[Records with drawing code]
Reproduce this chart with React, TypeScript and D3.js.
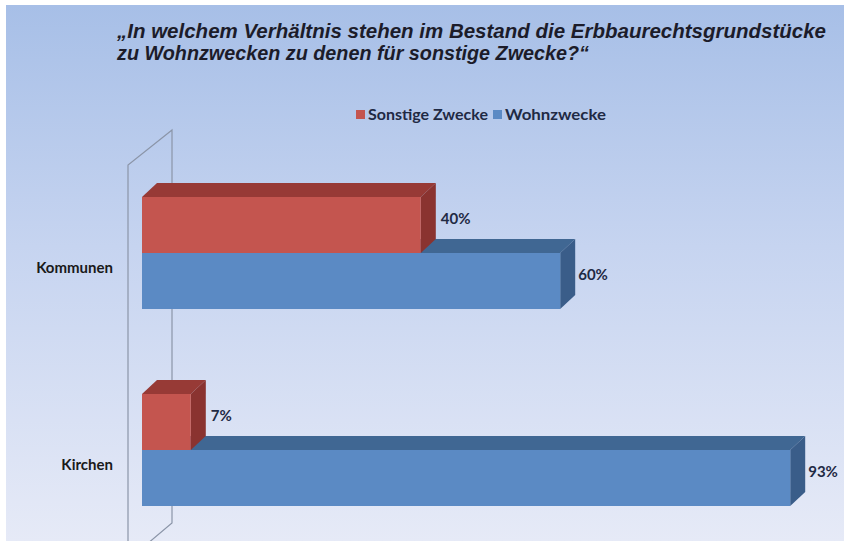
import React from "react";
import * as d3 from "d3";

const categories = ["Kommunen", "Kirchen"];
const seriesNames = ["Sonstige Zwecke", "Wohnzwecke"];
const sonstige = [40, 7];
const wohn = [60, 93];
const titleLines = [
  "\u201EIn welchem Verh\u00E4ltnis stehen im Bestand die Erbbaurechtsgrundst\u00FCcke",
  "zu Wohnzwecken zu denen f\u00FCr sonstige Zwecke?\u201C",
];

const W = 844;
const H = 541;
const DX = 15;
const DY = -14;
const BAR_H = 56;

const colors = {
  red: { front: "#c4554f", top: "#973a36", side: "#8a3330" },
  blue: { front: "#5b8ac4", top: "#406793", side: "#3a5d89" },
};

function Bar3D({ x0, x1, y, h, c }: { x0: number; x1: number; y: number; h: number; c: any }) {
  const top = `M${x0},${y} L${x0 + DX},${y + DY} L${x1 + DX},${y + DY} L${x1},${y} Z`;
  const side = `M${x1},${y} L${x1 + DX},${y + DY} L${x1 + DX},${y + h + DY} L${x1},${y + h} Z`;
  return (
    <g>
      <path d={top} fill={c.top} />
      <path d={side} fill={c.side} />
      <rect x={x0} y={y} width={x1 - x0} height={h} fill={c.front} />
    </g>
  );
}

export default function App() {
  const x = d3.scaleLinear().domain([0, 100]).range([142, 839]);
  const y = d3.scaleBand<string>().domain(categories).range([154.5, 548.5]).padding(0);
  const fmt = (v: number) => `${v}%`;
  const labelFont = "Lato, 'Open Sans', sans-serif";
  const fs = 15;

  return (
    <svg width={W} height={H} style={{ position: "fixed", left: 0, top: 0 }}>
      <defs>
        <linearGradient id="bg" x1="0" y1="0" x2="0" y2="1">
          <stop offset="0" stopColor="#a7bfe7" />
          <stop offset="0.45" stopColor="#c6d4f0" />
          <stop offset="1" stopColor="#e6eaf7" />
        </linearGradient>
      </defs>
      <rect x={0} y={0} width={W} height={H} fill="#ffffff" />
      <rect x={6} y={5} width={W - 6} height={H - 5} fill="url(#bg)" />

      {/* title */}
      {titleLines.map((t, i) => (
        <text
          key={i}
          x={117}
          y={38 + i * 22}
          fontFamily="'Liberation Sans', Arial, sans-serif"
          fontStyle="italic"
          fontWeight="bold"
          fontSize={20}
          fill="#1c1c2a"
          textLength={i === 0 ? 709 : 472}
          lengthAdjust="spacingAndGlyphs"
        >
          {t}
        </text>
      ))}

      {/* legend */}
      <g fontFamily={labelFont} fontWeight="bold" fontSize={fs} fill="#1f2a44">
        <rect x={356} y={110} width={9} height={9} fill={colors.red.front} />
        <text x={368} y={120} textLength={120} lengthAdjust="spacingAndGlyphs">{seriesNames[0]}</text>
        <rect x={493} y={110} width={9} height={9} fill={colors.blue.front} />
        <text x={505} y={120} textLength={101} lengthAdjust="spacingAndGlyphs">{seriesNames[1]}</text>
      </g>

      {/* side wall */}
      <path
        d="M172,130 L128,165 L128,560 L172,523 Z"
        fill="none"
        stroke="#8b95a8"
        strokeWidth={1.2}
      />

      {/* bars */}
      {categories.map((cat, i) => {
        const c = (y(cat) as number) + y.bandwidth() / 2;
        return (
          <g key={cat}>
            <Bar3D x0={x(0)} x1={x(wohn[i])} y={c} h={BAR_H} c={colors.blue} />
            <Bar3D x0={x(0)} x1={x(sonstige[i])} y={c - BAR_H} h={BAR_H} c={colors.red} />
            <text
              x={x(sonstige[i]) + DX + 5}
              y={c - BAR_H / 2 + DY / 2 + 6}
              fontFamily={labelFont}
              fontWeight="bold"
              fontSize={fs}
              fill="#1f2a44"
            >
              {fmt(sonstige[i])}
            </text>
            <text
              x={x(wohn[i]) + DX + 3}
              y={c + BAR_H / 2 + DY / 2 + 6}
              fontFamily={labelFont}
              fontWeight="bold"
              fontSize={fs}
              fill="#1f2a44"
            >
              {fmt(wohn[i])}
            </text>
            <text
              x={113}
              y={c + 20}
              textAnchor="end"
              fontFamily={labelFont}
              fontWeight="bold"
              fontSize={fs}
              fill="#1a1a1a"
            >
              {cat}
            </text>
          </g>
        );
      })}
    </svg>
  );
}
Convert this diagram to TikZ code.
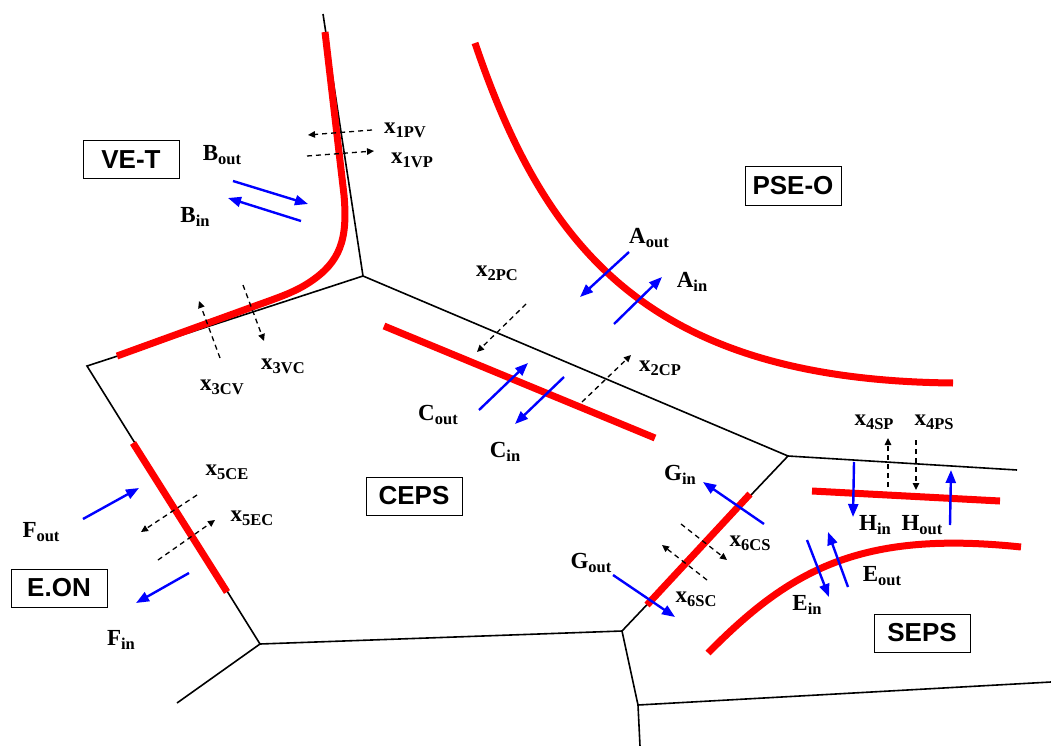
\documentclass[tikz,border=0pt]{standalone}
\usepackage{fontspec}
\setmainfont{Liberation Serif}
\newfontfamily\arialfont{Liberation Sans}
\usetikzlibrary{arrows.meta}
\newcommand\lbl[2]{#1\raisebox{-0.35ex}{\fontsize{16.5}{16.5}\selectfont #2}}
\begin{document}
\begin{tikzpicture}[x=1pt,y=-1pt,
  border/.style={line width=1.6pt, black},
  front/.style={line width=7pt, red},
  flow/.style={line width=2.4pt, blue, -{Triangle[length=13pt,width=10pt]}},
  xflow/.style={line width=1.3pt, dash pattern=on 5pt off 4pt, -{Triangle[length=7pt,width=6.5pt]}},
  lab/.style={font=\bfseries\fontsize{23}{25}\selectfont, inner sep=0pt},
  area/.style={draw, line width=1pt, font=\arialfont\bfseries\fontsize{26}{28}\selectfont, minimum width=96pt, minimum height=38pt, inner sep=0pt}]
\useasboundingbox (0,0) rectangle (1051,746);
% border vertices
\coordinate (v1) at (363,276);
\coordinate (v2) at (87,366);
\coordinate (v3) at (260,644);
\coordinate (v4) at (622,631);
\coordinate (v5) at (788,456);
\coordinate (v6) at (638,705);
\coordinate (t1) at (323,14);
\coordinate (t2) at (177,703);
\coordinate (t3) at (1017,470);
\coordinate (t4) at (1051,682);
\coordinate (t5) at (640,746);
\draw[border] (t1) -- (v1) -- (v2) -- (v3) -- (v4) -- (v5) -- (v1);
\draw[border] (v3) -- (t2);
\draw[border] (v5) -- (t3);
\draw[border] (v4) -- (v6) -- (t4);
\draw[border] (v6) -- (t5);
% red fronts
\draw[front] (325,32) -- (344,195) .. controls (348,240) and (340,262) .. (310,282) .. controls (295,292) and (280,297) .. (255,306) -- (117,356);
\draw[front] (475,43) .. controls (545,250) and (650,380) .. (953,383);
\draw[front] (384,326) -- (655,438);
\draw[front] (133,443) -- (227,592);
\draw[front] (750,494) -- (647,605);
\draw[front] (812,491) -- (1000,501);
\draw[front] (708,653) .. controls (790,570) and (860,530) .. (1021,547);
% areas
\node[area] (vet) at (131,160) {VE-T};
\node[area] (pseo) at (793,186) {PSE-O};
\node[area] (ceps) at (414,496) {CEPS};
\node[area] (eon) at (59,588) {E.ON};
\node[area] (seps) at (922,633) {SEPS};
% blue flows
\draw[flow] (233,181) -- (308,204);
\draw[flow] (301,221) -- (228,198);
\draw[flow] (629,252) -- (580,297);
\draw[flow] (614,324) -- (662,277);
\draw[flow] (479,410) -- (528,363);
\draw[flow] (564,377) -- (515,424);
\draw[flow] (83,519) -- (139,488);
\draw[flow] (189,573) -- (136,603);
\draw[flow] (764,524) -- (703,482);
\draw[flow] (613,575) -- (675,617);
\draw[flow] (854,462) -- (853,517);
\draw[flow] (950,525) -- (951,470);
\draw[flow] (807,540) -- (829,597);
\draw[flow] (848,587) -- (828,532);
% dashed flows
\draw[xflow] (372,130) -- (308,135);
\draw[xflow] (307,156) -- (374,151);
\draw[xflow] (220,358) -- (199,301);
\draw[xflow] (243,285) -- (264,341);
\draw[xflow] (526,304) -- (477,352);
\draw[xflow] (582,402) -- (631,355);
\draw[xflow] (197,495) -- (141,532);
\draw[xflow] (158,560) -- (215,520);
\draw[xflow] (888,487) -- (888,438);
\draw[xflow] (916,440) -- (916,490);
\draw[xflow] (681,524) -- (727,560);
\draw[xflow] (707,580) -- (662,545);
% labels
\node[lab] (l1pv) at (405,130) {\lbl{x}{1PV}};
\node[lab] (l1vp) at (412,160) {\lbl{x}{1VP}};
\node[lab] (lbo) at (222,155) {\lbl{B}{out}};
\node[lab] (lbi) at (195,217) {\lbl{B}{in}};
\node[lab] (lao) at (649,238) {\lbl{A}{out}};
\node[lab] (lai) at (692,282) {\lbl{A}{in}};
\node[lab] (l2pc) at (497,273) {\lbl{x}{2PC}};
\node[lab] (l2cp) at (660,368) {\lbl{x}{2CP}};
\node[lab] (lco) at (438,415) {\lbl{C}{out}};
\node[lab] (lci) at (505,452) {\lbl{C}{in}};
\node[lab] (l3cv) at (222,387) {\lbl{x}{3CV}};
\node[lab] (l3vc) at (283,366) {\lbl{x}{3VC}};
\node[lab] (l5ce) at (227,472) {\lbl{x}{5CE}};
\node[lab] (l5ec) at (252,518) {\lbl{x}{5EC}};
\node[lab] (lfo) at (41,532) {\lbl{F}{out}};
\node[lab] (lfi) at (121,640) {\lbl{F}{in}};
\node[lab] (lgi) at (680,475) {\lbl{G}{in}};
\node[lab] (lgo) at (591,563) {\lbl{G}{out}};
\node[lab] (l6cs) at (750,543) {\lbl{x}{6CS}};
\node[lab] (l6sc) at (696,599) {\lbl{x}{6SC}};
\node[lab] (l4sp) at (874,422) {\lbl{x}{4SP}};
\node[lab] (l4ps) at (934,422) {\lbl{x}{4PS}};
\node[lab] (lhi) at (875,525) {\lbl{H}{in}};
\node[lab] (lho) at (922,525) {\lbl{H}{out}};
\node[lab] (leo) at (882,576) {\lbl{E}{out}};
\node[lab] (lei) at (807,605) {\lbl{E}{in}};
\end{tikzpicture}
\end{document}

• REQUEST: Show all lines in the entries above where the word "React" appears.

• FINAL RESULT:
Reproduce this chart with React, TypeScript and D3.js.
import React from "react";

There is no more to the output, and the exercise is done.